I tried goats milk soap a few times by adding the slushy frozen milk to my lye solution and it turned out well, though a little more scorched than I would have liked. So I decided to try the powdered goats milk method.

I should have read through a few recipes/tutorials first (smh) I know, but I thought I will just add the powdered goats milk to the cooled lye solution, since powdered milk + water = goats milk. It seemed fine, reached a nice trace but after an hour I went to check it and it's completely liquid - like stirring olive oil.

I have never seen this before. I sat down and read through a few recipes and it seems with powdered goats milk people like to add it to the finished, cooked batter. But from a chemical standpoint I don't know why adding it to the lye solution would do this.
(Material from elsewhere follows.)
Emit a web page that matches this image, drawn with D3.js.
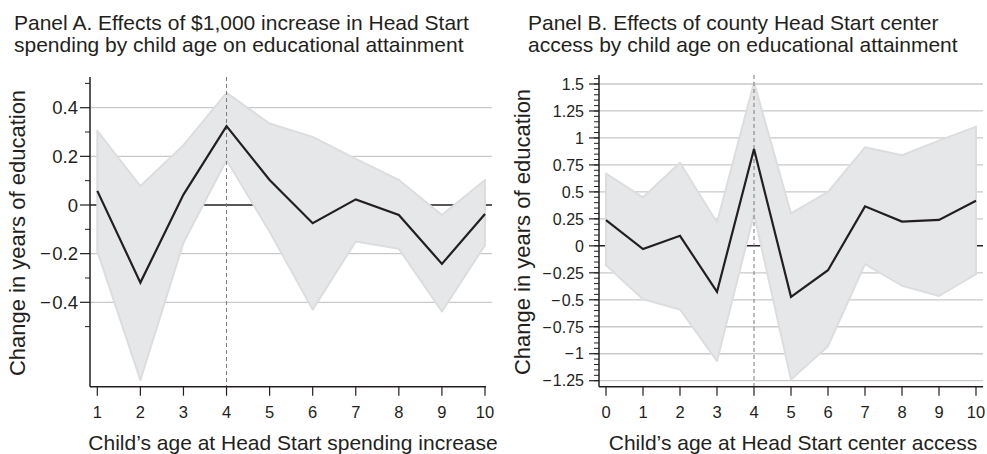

I used 80% OO, 10 %CO, 10% grapeseed and 5% tallow, ran it all through Soap calc, with no other ingredients. My crockpot is definitely on, I used distilled water, and measured carefully by the gram. Anyone ever seen this? I would appreciate any insight.

Thanks everyone!
 
I make a lot of milk soaps. Here's what I and many do. We use the split method. I mix my lye with just enough water to dissolve the lye. 1:1 or a bit more. Then add the liquid difference in milk with some powdered added to make it full milk. This I add to my oils and stick blend well. Then I add my cooled lye mixture. So if your recipe calls for say 418 grams of water and 225 grams of lye, I'll mix my lye with 230 grams of water. Then use the rest as milk.
 
I use milk like shunt does, its the easiest way for me to avoid scorched milk. I've had traced soap separate back into a thin liquid when doing HP. I just kept using the stick blender until it stayed together then proceeded to HP like normal.
 
Need some more details cause I'm a little confused? Your soap batter (lye solution + oils) ended up as thin as olive oil? Did you blend it to emulsion or trace? Is it in the mold or in the crockpot, and has it cooked long?
 
Hi Lenarenee, yes I did blend it - pretty long, it had a good trace. I'm confused too - how can soap batter with the viscosity of pudding become liquid? I would not say as thin as olive oil, a little thicker but very clear.

Irishlass and Obsidian I was doing HP - after I posted yesterday I went back and mixed it some more with my stick blender, and cooked it an extra hour. I have been doing non-milk soaps about an hour and 15 minutes on low, so this would be around 2.5 hours. It did get to finally thicken/get the mashed potato look around the edges, but still liquid in the middle. Since you have seen it Obsidian I will conclude maybe that adding the powdered milk to the solution instead of the oils didn't cause a weird chemical reaction that inhibited saponification.